### [Data]

>>>

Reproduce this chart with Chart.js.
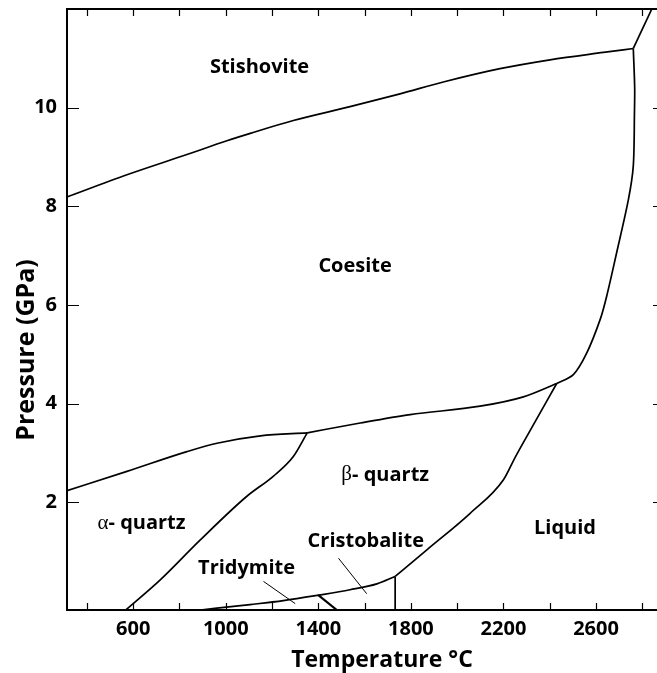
<!DOCTYPE html>
<html>
<head>
<meta charset="utf-8">
<script src="https://cdn.jsdelivr.net/npm/chart.js@4/dist/chart.umd.min.js"></script>
<style>
  html, body { margin: 0; padding: 0; background: #fff; overflow: hidden; }
</style>
</head>
<body>
<canvas id="phaseChart" width="680" height="673"></canvas>
<script>
//------------------------- AXES ----------------------------------------------

var tempTicks = [400, 600, 800, 1000, 1200, 1400, 1600, 1800, 2000, 2200, 2400, 2600, 2800];
var tempTickLabels = ['', '600', '', '1000', '', '1400', '', '1800', '', '2200', '', '2600', ''];
var pressTicks = [2, 4, 6, 8, 10];
var pressTickLabels = ['2', '4', '6', '8', '10'];
var xTitle = 'Temperature °C';
var yTitle = 'Pressure (GPa)';

//------------------------- PHASE BOUNDARIES (T in °C, P in GPa) --------------

// coesite / stishovite
var stishT = [314, 573, 832, 1005, 1106, 1292, 1537, 1753, 1940, 2185, 2401, 2632, 2761];
var stishP = [8.19, 8.64, 9.05, 9.33, 9.48, 9.74, 10.02, 10.28, 10.52, 10.79, 10.97, 11.12, 11.20];
// stishovite / liquid
var stishLiqT = [2761, 2841];
var stishLiqP = [11.20, 12.0];
// coesite / liquid (not a function of T, drawn top to bottom)
var coesLiqT = [2761, 2767, 2766, 2761, 2740, 2689, 2646, 2618, 2560, 2502, 2430];
var coesLiqP = [11.20, 10.40, 9.90, 8.82, 8.14, 7.06, 6.18, 5.71, 5.03, 4.59, 4.41];
// alpha quartz / coesite
var alphaCoesT = [314, 573, 832, 962, 1150, 1352];
var alphaCoesP = [2.24, 2.63, 3.03, 3.20, 3.35, 3.41];
// beta quartz / coesite
var betaCoesT = [1352, 1581, 1797, 2099, 2286, 2430];
var betaCoesP = [3.41, 3.61, 3.78, 3.95, 4.14, 4.41];
// alpha / beta quartz
var alphaBetaT = [568, 717, 890, 1090, 1205, 1292, 1352];
var alphaBetaP = [-0.18, 0.43, 1.24, 2.12, 2.53, 2.93, 3.41];
// beta quartz / liquid
var betaLiqT = [1732, 1869, 2056, 2200, 2250, 2301, 2430];
var betaLiqP = [0.50, 1.04, 1.78, 2.46, 2.91, 3.34, 4.41];
// cristobalite / liquid
var cristLiqT = [1732, 1732];
var cristLiqP = [0.50, -0.18];
// beta quartz / tridymite + cristobalite
var lowT = [890, 1105, 1249, 1400, 1537, 1653, 1732];
var lowP = [-0.18, -0.07, 0.01, 0.12, 0.23, 0.35, 0.50];
// tridymite / cristobalite
var tridCristT = [1400, 1480];
var tridCristP = [0.12, -0.18];

//------------------------- REGION NAMES -------------------------------------

var regionNames = ['Stishovite', 'Coesite', 'β- quartz', 'α- quartz', 'Tridymite', 'Cristobalite', 'Liquid'];
var regionT = [1146, 1559, 1689, 636, 1090, 1605, 2466];
var regionP = [10.82, 6.78, 2.56, 1.57, 0.67, 1.21, 1.48];

// leader lines from labels to the small fields
var tridLeaderT = [1163, 1300];
var tridLeaderP = [0.40, -0.05];
var cristLeaderT = [1487, 1609];
var cristLeaderP = [0.87, 0.15];

//------------------------- BUILD CHART --------------------------------------

function pts(ts, ps) {
    var out = [];
    for (let i = 0; i < ts.length; i++) {
        out.push({ x: ts[i], y: ps[i] });
    }
    return out;
}

function line(ts, ps, width, mode) {
    var ds = {
        data: pts(ts, ps),
        showLine: true,
        borderColor: '#000',
        borderWidth: width,
        pointRadius: 0,
        tension: 0,
        fill: false
    };
    if (mode == 'mono') {
        ds.cubicInterpolationMode = 'monotone';
        ds.tension = 0.4;
    } else if (mode == 'spline') {
        ds.tension = 0.3;
    }
    return ds;
}

var boldFont = '"Open Sans", "DejaVu Sans", sans-serif';

// frame, inward ticks, axis titles and region names
var phasePlugin = {
    id: 'phasePlugin',
    afterDatasetsDraw(chart) {
        var ctx = chart.ctx;
        var a = chart.chartArea;
        var xs = chart.scales.x;
        var ys = chart.scales.y;
        ctx.save();
        ctx.strokeStyle = '#000';
        ctx.lineWidth = 2;
        ctx.strokeRect(a.left, a.top, a.right - a.left, a.bottom - a.top);

        ctx.lineWidth = 1.2;
        ctx.beginPath();
        for (let i = 0; i < tempTicks.length; i++) {
            let px = Math.round(xs.getPixelForValue(tempTicks[i])) + 0.5;
            ctx.moveTo(px, a.bottom);
            ctx.lineTo(px, a.bottom - 7);
            ctx.moveTo(px, a.top);
            ctx.lineTo(px, a.top + 7);
        }
        for (let i = 0; i < pressTicks.length; i++) {
            let py = Math.round(ys.getPixelForValue(pressTicks[i])) + 0.5;
            ctx.moveTo(a.left, py);
            ctx.lineTo(a.left + 12, py);
            ctx.moveTo(a.right, py);
            ctx.lineTo(a.right - 12, py);
        }
        ctx.stroke();

        ctx.fillStyle = '#000';
        ctx.textBaseline = 'middle';

        // axis titles
        ctx.textAlign = 'center';
        ctx.font = 'bold 23px ' + boldFont;
        ctx.fillText(xTitle, a.left + 315, a.bottom + 50);
        ctx.save();
        ctx.translate(27, a.top + 341);
        ctx.rotate(-Math.PI / 2);
        ctx.font = 'bold 25px ' + boldFont;
        ctx.fillText(yTitle, 0, 0);
        ctx.restore();

        ctx.textAlign = 'left';
        for (let i = 0; i < regionNames.length; i++) {
            let cx = xs.getPixelForValue(regionT[i]);
            let cy = ys.getPixelForValue(regionP[i]);
            let name = regionNames[i];
            let greek = '';
            if (name[0] == 'α' || name[0] == 'β') {
                greek = name[0];
                name = name.slice(1);
            }
            let gFont = '21px "Liberation Serif", serif';
            let bFont = 'bold 20px ' + boldFont;
            ctx.font = gFont;
            let gw = greek ? ctx.measureText(greek).width : 0;
            ctx.font = bFont;
            let bw = ctx.measureText(name).width;
            let x0 = cx - (gw + bw) / 2;
            if (greek) {
                ctx.font = gFont;
                ctx.fillText(greek, x0, cy);
            }
            ctx.font = bFont;
            ctx.fillText(name, x0 + gw, cy);
        }
        ctx.restore();
    }
};

var ctx = document.getElementById('phaseChart').getContext('2d');
var chart = new Chart(ctx, {
    type: 'scatter',
    data: {
        datasets: [
            line(stishT, stishP, 1.7, 'mono'),
            line(stishLiqT, stishLiqP, 1.7, 'straight'),
            line(coesLiqT, coesLiqP, 1.7, 'spline'),
            line(alphaCoesT, alphaCoesP, 1.7, 'mono'),
            line(betaCoesT, betaCoesP, 1.7, 'mono'),
            line(alphaBetaT, alphaBetaP, 1.7, 'mono'),
            line(betaLiqT, betaLiqP, 1.7, 'mono'),
            line(cristLiqT, cristLiqP, 1.7, 'straight'),
            line(lowT, lowP, 1.7, 'mono'),
            line(tridCristT, tridCristP, 2.2, 'straight'),
            line(tridLeaderT, tridLeaderP, 1, 'straight'),
            line(cristLeaderT, cristLeaderP, 1, 'straight')
        ]
    },
    options: {
        responsive: false,
        animation: false,
        devicePixelRatio: 1,
        layout: { padding: { top: 9, right: 15, left: 0, bottom: 0 } },
        plugins: { legend: { display: false }, tooltip: { enabled: false } },
        scales: {
            x: {
                type: 'linear',
                position: 'bottom',
                min: 314,
                max: 2898,
                grid: { display: false, drawTicks: false },
                border: { display: false },
                ticks: {
                    color: '#000',
                    font: { family: boldFont, weight: 'bold', size: 20 },
                    padding: 7,
                    maxRotation: 0,
                    autoSkip: false,
                    callback: function (value) {
                        let k = tempTicks.indexOf(value);
                        return k >= 0 ? tempTickLabels[k] : '';
                    }
                },
                afterBuildTicks: function (scale) {
                    scale.ticks = tempTicks.map(v => ({ value: v }));
                },
                afterFit: function (scale) {
                    scale.height = 63;
                    scale.paddingLeft = 0;
                    scale.paddingRight = 0;
                }
            },
            y: {
                type: 'linear',
                position: 'left',
                min: -0.18,
                max: 12.0,
                grid: { display: false, drawTicks: false },
                border: { display: false },
                ticks: {
                    color: '#000',
                    font: { family: boldFont, weight: 'bold', size: 20 },
                    padding: 10,
                    autoSkip: false,
                    callback: function (value) {
                        let k = pressTicks.indexOf(value);
                        return k >= 0 ? pressTickLabels[k] : '';
                    }
                },
                afterBuildTicks: function (scale) {
                    scale.ticks = pressTicks.map(v => ({ value: v }));
                },
                afterFit: function (scale) {
                    scale.width = 67;
                    scale.paddingTop = 0;
                    scale.paddingBottom = 0;
                }
            }
        }
    },
    plugins: [phasePlugin]
});
</script>
</body>
</html>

<<<

### [Challenge]
Repeat, word for word and with no pictures, only the lines running from the beginning of the data to the line that contains "PHASE BOUNDARIES (T".

### [Result of this exercise]
Reproduce this chart with Chart.js.
<!DOCTYPE html>
<html>
<head>
<meta charset="utf-8">
<script src="https://cdn.jsdelivr.net/npm/chart.js@4/dist/chart.umd.min.js"></script>
<style>
  html, body { margin: 0; padding: 0; background: #fff; overflow: hidden; }
</style>
</head>
<body>
<canvas id="phaseChart" width="680" height="673"></canvas>
<script>
//------------------------- AXES ----------------------------------------------

var tempTicks = [400, 600, 800, 1000, 1200, 1400, 1600, 1800, 2000, 2200, 2400, 2600, 2800];
var tempTickLabels = ['', '600', '', '1000', '', '1400', '', '1800', '', '2200', '', '2600', ''];
var pressTicks = [2, 4, 6, 8, 10];
var pressTickLabels = ['2', '4', '6', '8', '10'];
var xTitle = 'Temperature °C';
var yTitle = 'Pressure (GPa)';

//------------------------- PHASE BOUNDARIES (T in °C, P in GPa) --------------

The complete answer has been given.